Relevant Logs or Screenshots:

pescold02-elastic[7214]: [2023-12-30T16:10:02,030][WARN ][o.o.m.f.FsHealthService  ] [pescold02-spc] health check of [/usr/share/opensearch/data/nodes/0] took [5202ms] which is above the warn threshold of [5s]
pescold02-elastic[7214]: [2023-12-30T16:10:12,959][INFO ][o.o.c.c.Coordinator      ] [pescold02-spc] cluster-manager node [{pesmaster03-spc}{9jX0k5J6Q5muN5DPn4vu1Q}{LzacVARJRgWVhs0mytyRtA}{10.xx.xx.xx}{10.xx.xx.xx:9300}{mr}{shard_indexing_pressure_enabled=true}] failed, restarting discovery
pescold02-elastic[7214]: org.opensearch.OpenSearchException: node [{pesmaster03-spc}{9jX0k5J6Q5muN5DPn4vu1Q}{LzacVARJRgWVhs0mytyRtA}{10.xx.xx.xx}{10.xx.xx.xx:9300}{mr}{shard_indexing_pressure_enabled=true}] failed [3] consecutive checks
pescold01-elastic[6944]: [2023-12-30T16:08:47,486][WARN ][o.o.m.f.FsHealthService  ] [pescold01-spc] health check of [/usr/share/opensearch/data/nodes/0] took [11405ms] which is above the warn threshold of [5s]
pescold01-elastic[6944]: [2023-12-30T16:09:53,189][WARN ][o.o.m.f.FsHealthService  ] [pescold01-spc] health check of [/usr/share/opensearch/data/nodes/0] took [5803ms] which is above the warn threshold of [5s]
Dec 30 17:10:12 pescold01-spc pescold01-elastic[6944]: [2023-12-30T16:10:12,859][INFO ][o.o.c.c.Coordinator      ] [pescold01-spc] cluster-manager node [{pesmaster03-spc}{9jX0k5J6Q5muN5DPn4vu1Q}{LzacVARJRgWVhs0mytyRtA}{10.xx.xx.xx}{10.xx.xx.xx:9300}{mr}{shard_indexing_pressure_enabled=true}] failed, restarting discovery
pescold01-elastic[6944]: org.opensearch.OpenSearchException: node [{pesmaster03-spc}{9jX0k5J6Q5muN5DPn4vu1Q}{LzacVARJRgWVhs0mytyRtA}{10.xx.xx.xx}{10.xx.xx.xx:9300}{mr}{shard_indexing_pressure_enabled=true}] failed [3] consecutive checks

any suggestions?

It’s a warning that the path is slow, it shouldn’t prevent something from happening, I think the node disconnects for other reasons.

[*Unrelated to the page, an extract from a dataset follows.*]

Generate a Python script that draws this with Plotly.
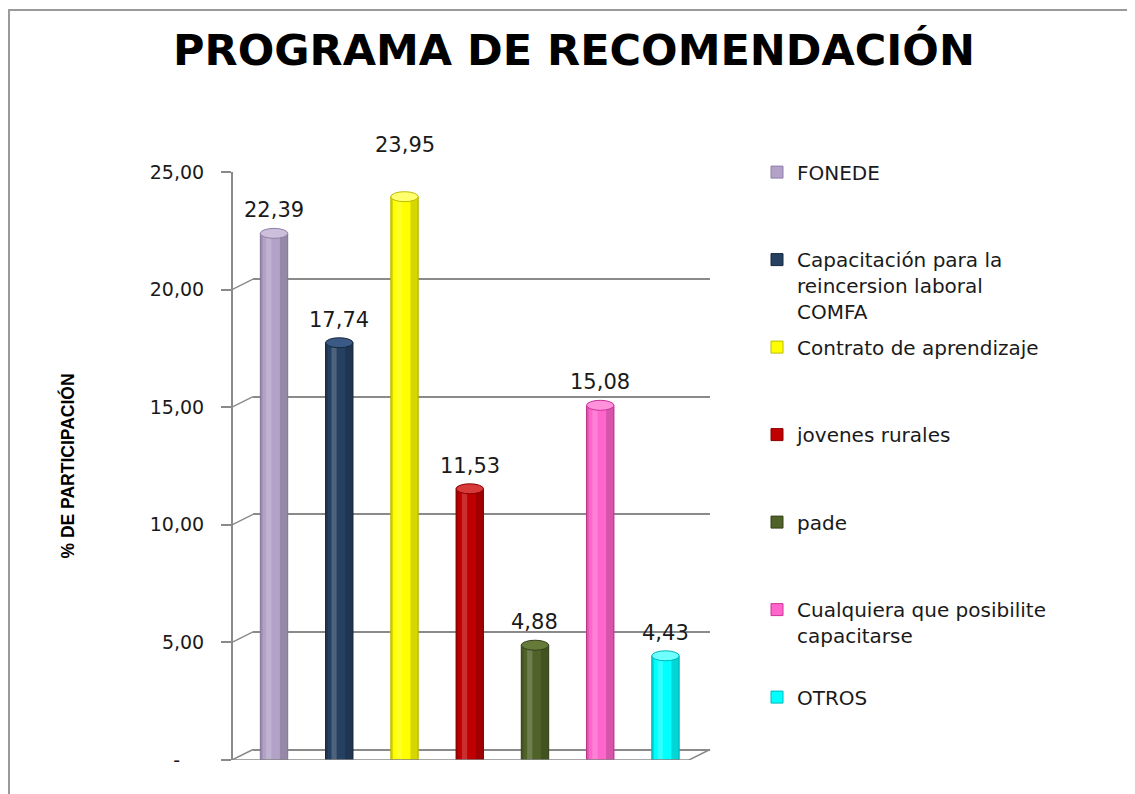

My biggest suspect is that the management thread pool is exhausted. Monitoring OpenSearch should shed some light on this.

I’m suspecting the management thread pool because I’ve seen this issue a number of times with HDD-backed nodes. The problem is that OpenSearch needs to check its own health, which means each node accesses its local shards every once in a while. If you have a lot of shards on the node, this can become an IO bottleneck.

My suggestion is to resolve the immediate problem (e.g. remove some old data manually) and then migrate cold nodes to SSD-backed nodes. I would make sure that the SSD is locally attached, not over the network (e.g. EBS) because network latency tends to become the bottleneck. It might sound like I’m telling you to throw money at the problem, but usually it’s cheaper overall to have local SSD storage, because even if nodes themselves are more expensive, you can put more data on them. Of course it depends on hardware/instance options, but usually that’s the case.